Fischer-Tropsch synthesis (FTS) is a widely employed chemical manufacturing process, primarily used to convert steam-reformed natural gas to long-chain hydrocarbons or organic molecules suitable for fuels, lubricants, and other chemical products. The FTS reaction is typically run at high pressures where the catalyzed reaction between carbon monoxide (CO) and hydrogen (H2) is favored. Such high pressures demand extremely large reactors and associated chemical plants to achieve the economies of scale needed for cost-effective manufacturing. The project investigates an alternative approach to FTS in which the catalyst properties are tuned to promote reaction at lower pressures. The lower pressures, in turn, potentially open the door to cost-effective FTS in smaller scale plants that can be located close to remote or stranded sources of natural gas or distributed sources of renewable biomass. A key benefit of low-pressure, distributed FTS resides in its capability to ensure security in chemical manufacturing as our nation transitions to net-zero carbon emission technologies for manufacturing fuels and chemicals.

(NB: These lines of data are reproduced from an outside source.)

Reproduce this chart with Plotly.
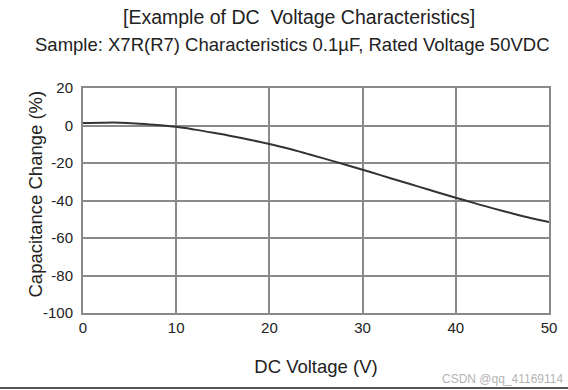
import plotly.graph_objects as go

voltage = [0, 2, 4, 6, 8, 10, 12, 14, 16, 18, 20, 22, 24, 26, 28, 30, 32, 34, 36, 38, 40, 42, 44, 46, 48, 50]
cap_change = [1.3, 1.5, 1.5, 1.0, 0.3, -0.7, -2.2, -3.9, -5.7, -7.7, -9.9, -12.3, -15.0, -17.8, -20.7, -23.6, -26.6, -29.6, -32.6, -35.6, -38.5, -41.4, -44.2, -46.8, -49.3, -51.5]

x_ticks = [0, 10, 20, 30, 40, 50]
y_ticks = [20, 0, -20, -40, -60, -80, -100]

fig = go.Figure()
fig.add_trace(go.Scatter(x=voltage, y=cap_change, mode="lines",
                         line=dict(color="#333333", width=2, shape="spline"),
                         showlegend=False, hoverinfo="skip"))

font_fam = "Liberation Sans, Arial, sans-serif"
txt = "#222222"
PW, PH = 466, 225  # plot area size in px
fig.update_layout(
    width=568, height=390,
    margin=dict(l=83, r=19, t=88, b=77),
    paper_bgcolor="white", plot_bgcolor="white",
    font=dict(family=font_fam, color=txt),
    showlegend=False,
)
fig.update_xaxes(range=[0, 50], tickvals=x_ticks, ticktext=[str(v) for v in x_ticks],
                 showgrid=True, gridcolor="#8a8a8a", gridwidth=2,
                 showline=True, linecolor="#8a8a8a", linewidth=2, mirror=True,
                 zeroline=False, ticks="", tickfont=dict(size=15, color=txt),
                 title=dict(text="DC Voltage (V)", font=dict(size=18.5, color=txt), standoff=25))
fig.update_yaxes(range=[-100, 20], tickvals=y_ticks, ticktext=[str(v) for v in y_ticks],
                 showgrid=True, gridcolor="#8a8a8a", gridwidth=2,
                 showline=True, linecolor="#8a8a8a", linewidth=2, mirror=True,
                 zeroline=False, ticks="", ticklabelstandoff=5, tickfont=dict(size=15, color=txt))

fig.add_annotation(text="Capacitance Change (%)", xref="paper", yref="paper",
                   x=0, y=0.5, xshift=-48, yshift=6, textangle=-90,
                   xanchor="center", yanchor="middle", showarrow=False,
                   font=dict(size=18.5, color=txt))
fig.add_annotation(text="[Example of DC  Voltage Characteristics]", xref="paper", yref="paper",
                   x=(298.5 - 83) / PW, y=1, yshift=71, xanchor="center", yanchor="middle",
                   showarrow=False, font=dict(size=19.5, color=txt))
fig.add_annotation(text="Sample: X7R(R7) Characteristics 0.1µF, Rated Voltage 50VDC", xref="paper", yref="paper",
                   x=(292.5 - 83) / PW, y=1, yshift=44, xanchor="center", yanchor="middle",
                   showarrow=False, font=dict(size=18.5, color=txt))
fig.add_annotation(text="CSDN @qq_41169114", xref="paper", yref="paper",
                   x=1, y=0, xshift=16, yshift=-66, xanchor="right", yanchor="middle",
                   showarrow=False, font=dict(size=12, color="#b4b4b4"))
fig.add_shape(type="rect", xref="paper", yref="paper", x0=-83 / PW, x1=1 + 19 / PW,
              y0=-76 / PH, y1=-74 / PH, line=dict(width=0), fillcolor="#555555")

fig.write_html("out.html", config={"displayModeBar": False},
               post_script="document.body.style.margin='0px';")
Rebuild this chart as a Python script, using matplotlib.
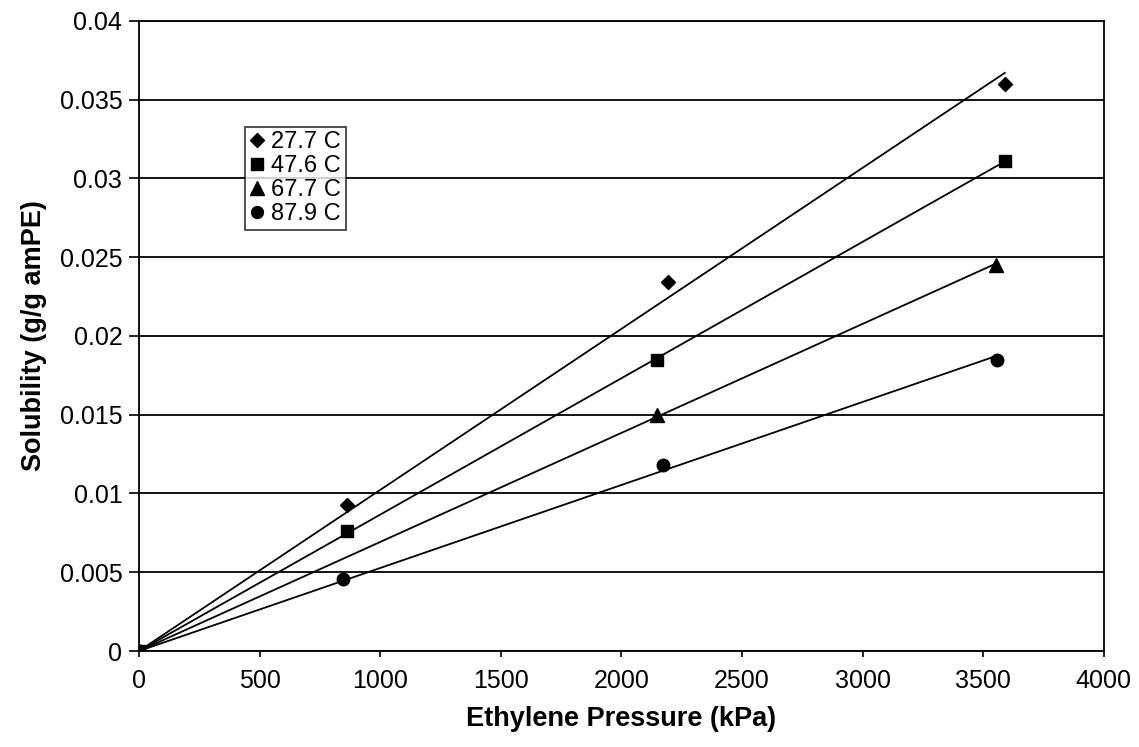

The project explores Electronic Metal-Support Interactions (EMSI) through the central hypothesis that a basic support will inject electron density into the metal clusters supported on them, and this electron donation will, in turn, result in stronger binding of CO onto the surface of the metal. Specifically, the investigators will synthesize and evaluate ruthenium (Ru) and cobalt (Co) catalysts supported on mixed metal oxides of the general formula MgxAlyO. The Mg:Al ratio will control the basicity of the supports and, in turn, the extent of electron donation into the supported Co and Ru. Changes in the electronic structure of the metals will be monitored by L-edge X-ray absorption spectroscopy (XAS). The experimental data (including direct assessment of CO binding strength via Fourier Transform Infrared Spectroscopy (FTIR) and CO temperature-programmed desorption (TPD)) will be validated with density functional theory (DFT) calculations and Bader analysis to confirm metal/support and adsorbate effects on the electron structure and charge transfer. The characterization and computational analyses will be followed by kinetic studies of the FT reaction under realistic operating conditions in a laboratory reactor. More broadly, the project will potentially lead to economic benefits for the U.S. by reducing capital and operating expenses for stranded natural gas upgrading to liquid fuels. The project will also train graduate, undergraduate, and high-school students in aspects of catalysis as related to chemical process engineering.

This award reflects NSF's statutory mission and has been deemed worthy of support through evaluation using the Foundation's intellectual merit and broader impacts review criteria.